Nightshade High Country returns to a more dreamlike state; a composition that you can truly disappear into your own world with. Look at the cover, pick a location, shut your eyes, and drift. A warmth resonates in amongst the brilliantly layered music. The Spiraling Away keeps the warmth and builds to a magnificent crescendo with heavier synths that throb and dominate the soundscape.
A Deep Voiceless Wilderness sits comfortably amongst releases from artists like Brian Eno, Jóhann Jóhannsson, Nils Frahm and Max Richter. The aching beauty and disparate loneliness that can be conjured in music is sublimely realised by Steve Von Till in this ambient work.
Harvestman: 23 Untitled Poems
In conjunction with A Deep Voiceless Wilderness, Steve Von Till has put together a spoken word album of poetry.

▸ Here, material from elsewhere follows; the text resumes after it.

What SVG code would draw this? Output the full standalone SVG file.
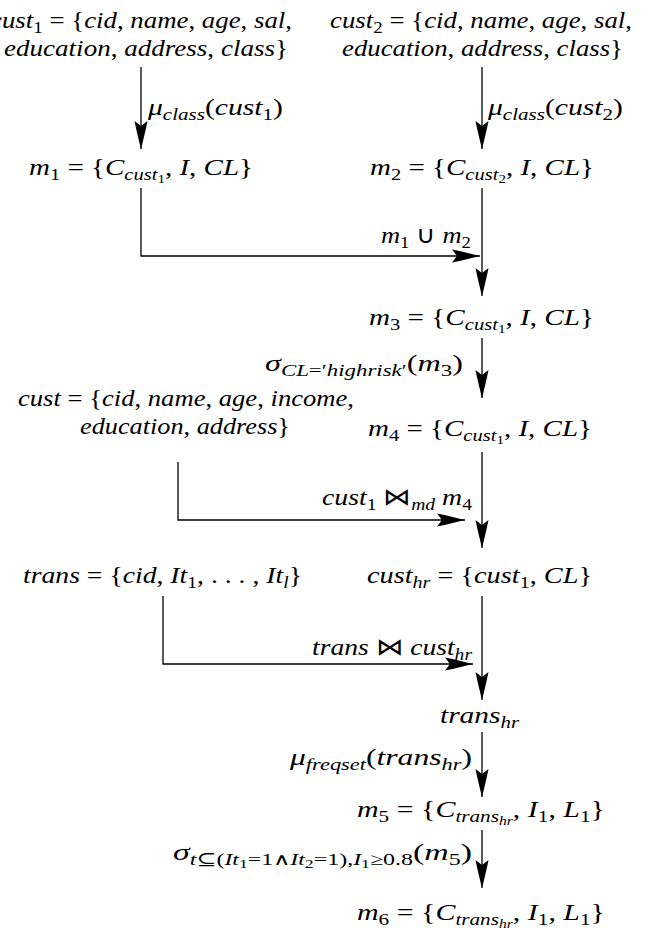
<svg xmlns="http://www.w3.org/2000/svg" width="647" height="934" viewBox="0 0 647 934">
<style>
text { font-family: "Liberation Serif", "DejaVu Serif", serif; font-style: italic; font-size: 24px; fill: #000; }
.u { font-style: normal; }
.s { font-size: 17px; baseline-shift: -4.5px; }
.ss { font-size: 12.5px; baseline-shift: -3px; }
.o { font-family: "DejaVu Sans", sans-serif; font-style: normal; font-weight: 200; }
.c { fill: none; stroke: #000; stroke-width: 1.3; marker-end: url(#ah); }
</style>
<defs>
<marker id="ah" markerUnits="userSpaceOnUse" orient="auto" viewBox="-30 -8 32 16" markerWidth="32" markerHeight="16" refX="0" refY="0">
<path d="M0,0 C-8,-2 -18,-4.5 -28,-6.5 L-23,0 L-28,6.5 C-18,4.5 -8,2 0,0 Z" fill="#000"/>
</marker>
</defs>
<rect width="647" height="934" fill="#fff"/>

<g id="connectors">
<path class="c" d="M141,67 V149"/>
<path class="c" d="M482,67 V149"/>
<path class="c" d="M141,188 V256 H480"/>
<path class="c" d="M482,188 V296"/>
<path class="c" d="M482,338 V398"/>
<path class="c" d="M178,462 V520 H465"/>
<path class="c" d="M482,452 V548"/>
<path class="c" d="M163,596 V664 H473"/>
<path class="c" d="M482,596 V700"/>
<path class="c" d="M482,732 V797"/>
<path class="c" d="M482,830 V888"/>
</g>

<g id="label-mu-class-1"><text x="148" y="115" textLength="135" lengthAdjust="spacingAndGlyphs">μ<tspan class="s">class</tspan><tspan class="u">(</tspan>cust<tspan class="s u">1</tspan><tspan class="u">)</tspan></text></g>
<g id="label-mu-class-2"><text x="488" y="115" textLength="135" lengthAdjust="spacingAndGlyphs">μ<tspan class="s">class</tspan><tspan class="u">(</tspan>cust<tspan class="s u">2</tspan><tspan class="u">)</tspan></text></g>
<g id="label-union"><text x="381" y="243" textLength="90" lengthAdjust="spacingAndGlyphs">m<tspan class="s u">1</tspan><tspan class="u"> </tspan><tspan class="o">∪</tspan><tspan class="u"> </tspan>m<tspan class="s u">2</tspan></text></g>
<g id="label-sigma-cl"><text x="265" y="371" textLength="198" lengthAdjust="spacingAndGlyphs">σ<tspan class="s">CL<tspan class="u">=′</tspan>highrisk<tspan class="u">′</tspan></tspan><tspan class="u">(</tspan>m<tspan class="s u">3</tspan><tspan class="u">)</tspan></text></g>
<g id="label-join-md"><text x="322" y="505" textLength="150" lengthAdjust="spacingAndGlyphs">cust<tspan class="s u">1</tspan><tspan class="u"> </tspan><tspan class="o">⋈</tspan><tspan class="s">md</tspan><tspan class="u"> </tspan>m<tspan class="s u">4</tspan></text></g>
<g id="label-join-trans"><text x="312" y="655" textLength="160" lengthAdjust="spacingAndGlyphs">trans<tspan class="u"> </tspan><tspan class="o">⋈</tspan><tspan class="u"> </tspan>cust<tspan class="s">hr</tspan></text></g>
<g id="label-mu-freqset"><text x="290" y="765" textLength="182" lengthAdjust="spacingAndGlyphs">μ<tspan class="s">freqset</tspan><tspan class="u">(</tspan>trans<tspan class="s">hr</tspan><tspan class="u">)</tspan></text></g>
<g id="label-sigma-t"><text x="173" y="860" textLength="299" lengthAdjust="spacingAndGlyphs">σ<tspan class="s">t<tspan class="u">⊆(</tspan>It<tspan class="ss u">1</tspan><tspan class="u">=1</tspan><tspan class="o">∧</tspan>It<tspan class="ss u">2</tspan><tspan class="u">=1),</tspan>I<tspan class="ss u">1</tspan><tspan class="u">≥0.8</tspan></tspan><tspan class="u">(</tspan>m<tspan class="s u">5</tspan><tspan class="u">)</tspan></text></g>

<g id="cust1">
<text x="-10" y="28" textLength="302" lengthAdjust="spacingAndGlyphs">cust<tspan class="s u">1</tspan><tspan class="u"> = {</tspan>cid<tspan class="u">, </tspan>name<tspan class="u">, </tspan>age<tspan class="u">, </tspan>sal<tspan class="u">,</tspan></text>
<text x="4" y="56" textLength="284" lengthAdjust="spacingAndGlyphs">education<tspan class="u">, </tspan>address<tspan class="u">, </tspan>class<tspan class="u">}</tspan></text>
</g>
<g id="cust2">
<text x="330" y="28" textLength="302" lengthAdjust="spacingAndGlyphs">cust<tspan class="s u">2</tspan><tspan class="u"> = {</tspan>cid<tspan class="u">, </tspan>name<tspan class="u">, </tspan>age<tspan class="u">, </tspan>sal<tspan class="u">,</tspan></text>
<text x="342" y="56" textLength="281" lengthAdjust="spacingAndGlyphs">education<tspan class="u">, </tspan>address<tspan class="u">, </tspan>class<tspan class="u">}</tspan></text>
</g>
<g id="m1"><text x="29" y="175" textLength="224" lengthAdjust="spacingAndGlyphs">m<tspan class="s u">1</tspan><tspan class="u"> = {</tspan>C<tspan class="s">cust<tspan class="ss u">1</tspan></tspan><tspan class="u">, </tspan>I<tspan class="u">, </tspan>CL<tspan class="u">}</tspan></text></g>
<g id="m2"><text x="370" y="175" textLength="224" lengthAdjust="spacingAndGlyphs">m<tspan class="s u">2</tspan><tspan class="u"> = {</tspan>C<tspan class="s">cust<tspan class="ss u">2</tspan></tspan><tspan class="u">, </tspan>I<tspan class="u">, </tspan>CL<tspan class="u">}</tspan></text></g>
<g id="m3"><text x="369" y="325" textLength="225" lengthAdjust="spacingAndGlyphs">m<tspan class="s u">3</tspan><tspan class="u"> = {</tspan>C<tspan class="s">cust<tspan class="ss u">1</tspan></tspan><tspan class="u">, </tspan>I<tspan class="u">, </tspan>CL<tspan class="u">}</tspan></text></g>
<g id="cust">
<text x="18" y="406" textLength="336" lengthAdjust="spacingAndGlyphs">cust<tspan class="u"> = {</tspan>cid<tspan class="u">, </tspan>name<tspan class="u">, </tspan>age<tspan class="u">, </tspan>income<tspan class="u">,</tspan></text>
<text x="80" y="434" textLength="210" lengthAdjust="spacingAndGlyphs">education<tspan class="u">, </tspan>address<tspan class="u">}</tspan></text>
</g>
<g id="m4"><text x="368" y="436" textLength="224" lengthAdjust="spacingAndGlyphs">m<tspan class="s u">4</tspan><tspan class="u"> = {</tspan>C<tspan class="s">cust<tspan class="ss u">1</tspan></tspan><tspan class="u">, </tspan>I<tspan class="u">, </tspan>CL<tspan class="u">}</tspan></text></g>
<g id="trans"><text x="23" y="583" textLength="279" lengthAdjust="spacingAndGlyphs">trans<tspan class="u"> = {</tspan>cid<tspan class="u">, </tspan>It<tspan class="s u">1</tspan><tspan class="u">, . . . , </tspan>It<tspan class="s">l</tspan><tspan class="u">}</tspan></text></g>
<g id="cust-hr"><text x="367" y="583" textLength="225" lengthAdjust="spacingAndGlyphs">cust<tspan class="s">hr</tspan><tspan class="u"> = {</tspan>cust<tspan class="s u">1</tspan><tspan class="u">, </tspan>CL<tspan class="u">}</tspan></text></g>
<g id="trans-hr"><text x="440" y="723" textLength="79" lengthAdjust="spacingAndGlyphs">trans<tspan class="s">hr</tspan></text></g>
<g id="m5"><text x="357" y="817" textLength="248" lengthAdjust="spacingAndGlyphs">m<tspan class="s u">5</tspan><tspan class="u"> = {</tspan>C<tspan class="s">trans<tspan class="ss">hr</tspan></tspan><tspan class="u">, </tspan>I<tspan class="s u">1</tspan><tspan class="u">, </tspan>L<tspan class="s u">1</tspan><tspan class="u">}</tspan></text></g>
<g id="m6"><text x="357" y="920" textLength="248" lengthAdjust="spacingAndGlyphs">m<tspan class="s u">6</tspan><tspan class="u"> = {</tspan>C<tspan class="s">trans<tspan class="ss">hr</tspan></tspan><tspan class="u">, </tspan>I<tspan class="s u">1</tspan><tspan class="u">, </tspan>L<tspan class="s u">1</tspan><tspan class="u">}</tspan></text></g>
</svg>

Harvestman: 23 Untitled Poems is a collection of 23 poems and it is put together with Von Till reading the pieces with stark accompaniment. Sectioned into four smaller parts, I-V relies on Steve Von Till’s gravelly tone in delivering the words. VI-XII adds a hefty slice of reverb on his voice to amp up the spectacle.
XIII-XVIII keeps the reverb but the use of deft, slight, swirling synths are allowed in to further increase the tension in the words. According to Steve Von Till, “The background sounds used on some of the tracks were pieces related to No Wilderness Deep Enough that were either not used or repurposed to interweave further connections between my artistic output at this time of my life.”
XIX-XXIII opens with the sound of music being the prominent driver before the words take over. The album last for 18 minutes but in that short time, Von Till’s delivery, and his words, are devastating and will enrapture. He is clearly an artist striving to break new ground for himself and his own artistic fulfillment.